Images do not belong in the copy. Retype all the entries below exactly.

::: Source records

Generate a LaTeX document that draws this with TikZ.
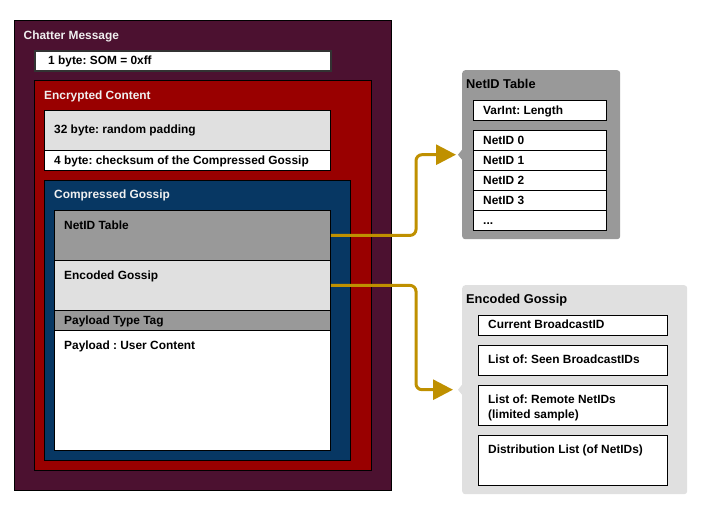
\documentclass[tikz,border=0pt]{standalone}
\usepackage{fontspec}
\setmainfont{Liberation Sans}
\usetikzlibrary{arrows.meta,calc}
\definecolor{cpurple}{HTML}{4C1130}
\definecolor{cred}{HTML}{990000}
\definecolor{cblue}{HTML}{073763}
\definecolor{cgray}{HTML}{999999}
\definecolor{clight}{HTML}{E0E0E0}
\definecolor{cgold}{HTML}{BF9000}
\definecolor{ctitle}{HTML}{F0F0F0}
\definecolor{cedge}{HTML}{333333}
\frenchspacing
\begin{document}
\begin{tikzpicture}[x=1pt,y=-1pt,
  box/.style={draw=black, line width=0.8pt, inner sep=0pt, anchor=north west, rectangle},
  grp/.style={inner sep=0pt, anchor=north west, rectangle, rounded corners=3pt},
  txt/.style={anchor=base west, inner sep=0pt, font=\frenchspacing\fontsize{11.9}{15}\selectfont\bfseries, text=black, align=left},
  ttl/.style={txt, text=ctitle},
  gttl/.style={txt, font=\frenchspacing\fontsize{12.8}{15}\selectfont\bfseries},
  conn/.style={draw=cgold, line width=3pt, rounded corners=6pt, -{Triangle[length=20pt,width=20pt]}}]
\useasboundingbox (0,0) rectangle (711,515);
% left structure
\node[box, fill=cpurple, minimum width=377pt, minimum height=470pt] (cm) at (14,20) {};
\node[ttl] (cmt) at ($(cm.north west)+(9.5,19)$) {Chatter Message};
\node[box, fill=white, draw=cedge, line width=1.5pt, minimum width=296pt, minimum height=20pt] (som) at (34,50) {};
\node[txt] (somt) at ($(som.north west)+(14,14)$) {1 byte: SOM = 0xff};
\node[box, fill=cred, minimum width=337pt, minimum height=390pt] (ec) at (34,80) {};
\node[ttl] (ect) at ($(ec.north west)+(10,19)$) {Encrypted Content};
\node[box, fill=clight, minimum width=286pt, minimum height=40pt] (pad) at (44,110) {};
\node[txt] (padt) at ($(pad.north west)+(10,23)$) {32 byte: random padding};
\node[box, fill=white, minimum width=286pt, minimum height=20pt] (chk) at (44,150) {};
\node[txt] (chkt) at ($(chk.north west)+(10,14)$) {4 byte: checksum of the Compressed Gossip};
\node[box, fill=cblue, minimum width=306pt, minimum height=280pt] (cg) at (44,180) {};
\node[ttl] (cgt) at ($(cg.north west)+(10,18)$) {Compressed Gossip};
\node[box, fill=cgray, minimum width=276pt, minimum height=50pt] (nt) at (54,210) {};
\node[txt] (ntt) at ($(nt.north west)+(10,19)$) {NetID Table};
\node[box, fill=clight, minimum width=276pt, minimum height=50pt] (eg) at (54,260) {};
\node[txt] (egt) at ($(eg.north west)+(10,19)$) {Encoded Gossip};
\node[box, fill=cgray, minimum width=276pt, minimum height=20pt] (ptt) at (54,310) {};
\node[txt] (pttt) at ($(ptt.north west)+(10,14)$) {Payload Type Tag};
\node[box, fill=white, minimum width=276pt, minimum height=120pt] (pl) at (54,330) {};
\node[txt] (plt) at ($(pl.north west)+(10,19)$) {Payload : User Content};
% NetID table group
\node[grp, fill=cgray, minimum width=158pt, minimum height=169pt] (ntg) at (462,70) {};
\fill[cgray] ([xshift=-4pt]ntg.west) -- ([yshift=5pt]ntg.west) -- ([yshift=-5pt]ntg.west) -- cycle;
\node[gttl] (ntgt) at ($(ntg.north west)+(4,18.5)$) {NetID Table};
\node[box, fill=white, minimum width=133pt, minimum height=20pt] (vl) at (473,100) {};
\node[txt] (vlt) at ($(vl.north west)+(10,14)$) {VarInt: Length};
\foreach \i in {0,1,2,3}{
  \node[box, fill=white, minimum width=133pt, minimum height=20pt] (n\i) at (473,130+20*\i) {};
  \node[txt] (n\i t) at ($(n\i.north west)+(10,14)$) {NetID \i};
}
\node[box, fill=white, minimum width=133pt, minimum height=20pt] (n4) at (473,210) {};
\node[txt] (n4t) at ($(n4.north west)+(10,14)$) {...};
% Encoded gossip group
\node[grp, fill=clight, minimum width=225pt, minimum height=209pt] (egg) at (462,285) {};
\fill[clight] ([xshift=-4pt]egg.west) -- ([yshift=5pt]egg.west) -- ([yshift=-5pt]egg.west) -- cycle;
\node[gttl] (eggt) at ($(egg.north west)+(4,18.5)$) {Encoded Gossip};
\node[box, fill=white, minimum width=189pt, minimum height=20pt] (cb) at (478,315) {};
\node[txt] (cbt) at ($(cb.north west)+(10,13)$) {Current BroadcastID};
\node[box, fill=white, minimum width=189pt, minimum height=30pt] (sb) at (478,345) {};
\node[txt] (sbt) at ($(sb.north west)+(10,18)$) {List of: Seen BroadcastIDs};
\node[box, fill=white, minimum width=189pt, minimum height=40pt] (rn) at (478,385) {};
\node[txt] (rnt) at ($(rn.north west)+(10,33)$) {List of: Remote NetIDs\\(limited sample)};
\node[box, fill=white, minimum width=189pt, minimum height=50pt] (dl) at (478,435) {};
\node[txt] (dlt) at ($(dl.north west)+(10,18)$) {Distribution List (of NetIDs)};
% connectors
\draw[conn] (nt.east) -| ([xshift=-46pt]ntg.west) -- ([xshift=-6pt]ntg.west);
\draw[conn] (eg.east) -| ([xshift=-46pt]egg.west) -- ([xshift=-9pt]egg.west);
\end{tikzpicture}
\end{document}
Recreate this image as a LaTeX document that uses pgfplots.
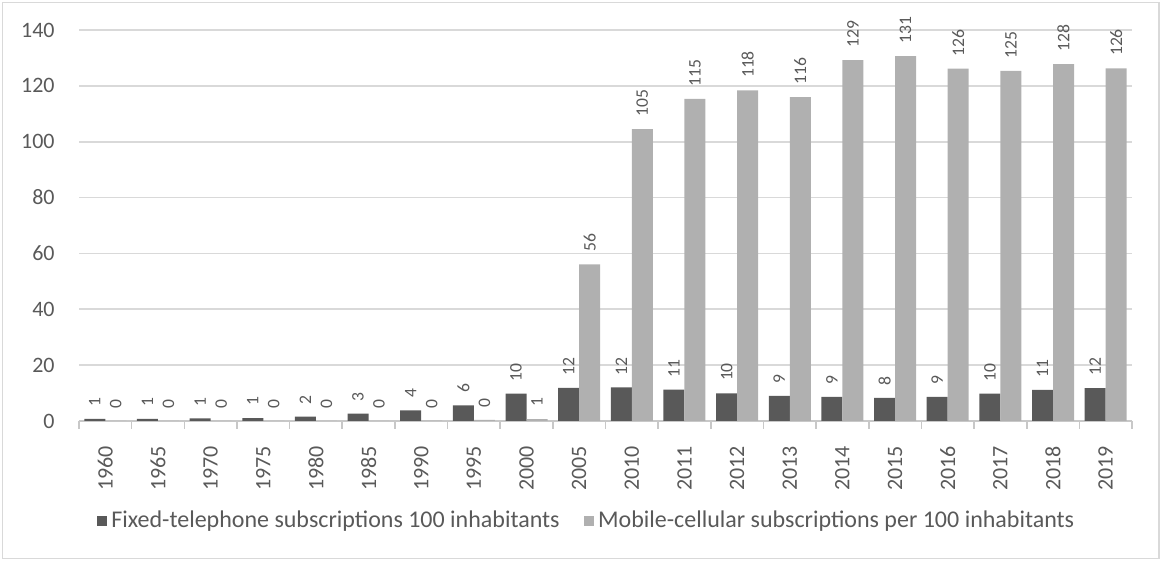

::::::

Right answer:
Generate a LaTeX document that draws this with TikZ.
\documentclass[tikz,border=0pt]{standalone}
\usepackage{fontspec}
\setmainfont{Liberation Sans}
\usetikzlibrary{arrows.meta,calc}
\definecolor{cpurple}{HTML}{4C1130}
\definecolor{cred}{HTML}{990000}
\definecolor{cblue}{HTML}{073763}
\definecolor{cgray}{HTML}{999999}
\definecolor{clight}{HTML}{E0E0E0}
\definecolor{cgold}{HTML}{BF9000}
\definecolor{ctitle}{HTML}{F0F0F0}
\definecolor{cedge}{HTML}{333333}
\frenchspacing
\begin{document}
\begin{tikzpicture}[x=1pt,y=-1pt,
  box/.style={draw=black, line width=0.8pt, inner sep=0pt, anchor=north west, rectangle},
  grp/.style={inner sep=0pt, anchor=north west, rectangle, rounded corners=3pt},
  txt/.style={anchor=base west, inner sep=0pt, font=\frenchspacing\fontsize{11.9}{15}\selectfont\bfseries, text=black, align=left},
  ttl/.style={txt, text=ctitle},
  gttl/.style={txt, font=\frenchspacing\fontsize{12.8}{15}\selectfont\bfseries},
  conn/.style={draw=cgold, line width=3pt, rounded corners=6pt, -{Triangle[length=20pt,width=20pt]}}]
\useasboundingbox (0,0) rectangle (711,515);
% left structure
\node[box, fill=cpurple, minimum width=377pt, minimum height=470pt] (cm) at (14,20) {};
\node[ttl] (cmt) at ($(cm.north west)+(9.5,19)$) {Chatter Message};
\node[box, fill=white, draw=cedge, line width=1.5pt, minimum width=296pt, minimum height=20pt] (som) at (34,50) {};
\node[txt] (somt) at ($(som.north west)+(14,14)$) {1 byte: SOM = 0xff};
\node[box, fill=cred, minimum width=337pt, minimum height=390pt] (ec) at (34,80) {};
\node[ttl] (ect) at ($(ec.north west)+(10,19)$) {Encrypted Content};
\node[box, fill=clight, minimum width=286pt, minimum height=40pt] (pad) at (44,110) {};
\node[txt] (padt) at ($(pad.north west)+(10,23)$) {32 byte: random padding};
\node[box, fill=white, minimum width=286pt, minimum height=20pt] (chk) at (44,150) {};
\node[txt] (chkt) at ($(chk.north west)+(10,14)$) {4 byte: checksum of the Compressed Gossip};
\node[box, fill=cblue, minimum width=306pt, minimum height=280pt] (cg) at (44,180) {};
\node[ttl] (cgt) at ($(cg.north west)+(10,18)$) {Compressed Gossip};
\node[box, fill=cgray, minimum width=276pt, minimum height=50pt] (nt) at (54,210) {};
\node[txt] (ntt) at ($(nt.north west)+(10,19)$) {NetID Table};
\node[box, fill=clight, minimum width=276pt, minimum height=50pt] (eg) at (54,260) {};
\node[txt] (egt) at ($(eg.north west)+(10,19)$) {Encoded Gossip};
\node[box, fill=cgray, minimum width=276pt, minimum height=20pt] (ptt) at (54,310) {};
\node[txt] (pttt) at ($(ptt.north west)+(10,14)$) {Payload Type Tag};
\node[box, fill=white, minimum width=276pt, minimum height=120pt] (pl) at (54,330) {};
\node[txt] (plt) at ($(pl.north west)+(10,19)$) {Payload : User Content};
% NetID table group
\node[grp, fill=cgray, minimum width=158pt, minimum height=169pt] (ntg) at (462,70) {};
\fill[cgray] ([xshift=-4pt]ntg.west) -- ([yshift=5pt]ntg.west) -- ([yshift=-5pt]ntg.west) -- cycle;
\node[gttl] (ntgt) at ($(ntg.north west)+(4,18.5)$) {NetID Table};
\node[box, fill=white, minimum width=133pt, minimum height=20pt] (vl) at (473,100) {};
\node[txt] (vlt) at ($(vl.north west)+(10,14)$) {VarInt: Length};
\foreach \i in {0,1,2,3}{
  \node[box, fill=white, minimum width=133pt, minimum height=20pt] (n\i) at (473,130+20*\i) {};
  \node[txt] (n\i t) at ($(n\i.north west)+(10,14)$) {NetID \i};
}
\node[box, fill=white, minimum width=133pt, minimum height=20pt] (n4) at (473,210) {};
\node[txt] (n4t) at ($(n4.north west)+(10,14)$) {...};
% Encoded gossip group
\node[grp, fill=clight, minimum width=225pt, minimum height=209pt] (egg) at (462,285) {};
\fill[clight] ([xshift=-4pt]egg.west) -- ([yshift=5pt]egg.west) -- ([yshift=-5pt]egg.west) -- cycle;
\node[gttl] (eggt) at ($(egg.north west)+(4,18.5)$) {Encoded Gossip};
\node[box, fill=white, minimum width=189pt, minimum height=20pt] (cb) at (478,315) {};
\node[txt] (cbt) at ($(cb.north west)+(10,13)$) {Current BroadcastID};
\node[box, fill=white, minimum width=189pt, minimum height=30pt] (sb) at (478,345) {};
\node[txt] (sbt) at ($(sb.north west)+(10,18)$) {List of: Seen BroadcastIDs};
\node[box, fill=white, minimum width=189pt, minimum height=40pt] (rn) at (478,385) {};
\node[txt] (rnt) at ($(rn.north west)+(10,33)$) {List of: Remote NetIDs\\(limited sample)};
\node[box, fill=white, minimum width=189pt, minimum height=50pt] (dl) at (478,435) {};
\node[txt] (dlt) at ($(dl.north west)+(10,18)$) {Distribution List (of NetIDs)};
% connectors
\draw[conn] (nt.east) -| ([xshift=-46pt]ntg.west) -- ([xshift=-6pt]ntg.west);
\draw[conn] (eg.east) -| ([xshift=-46pt]egg.west) -- ([xshift=-9pt]egg.west);
\end{tikzpicture}
\end{document}
Recreate this image as a LaTeX document that uses pgfplots.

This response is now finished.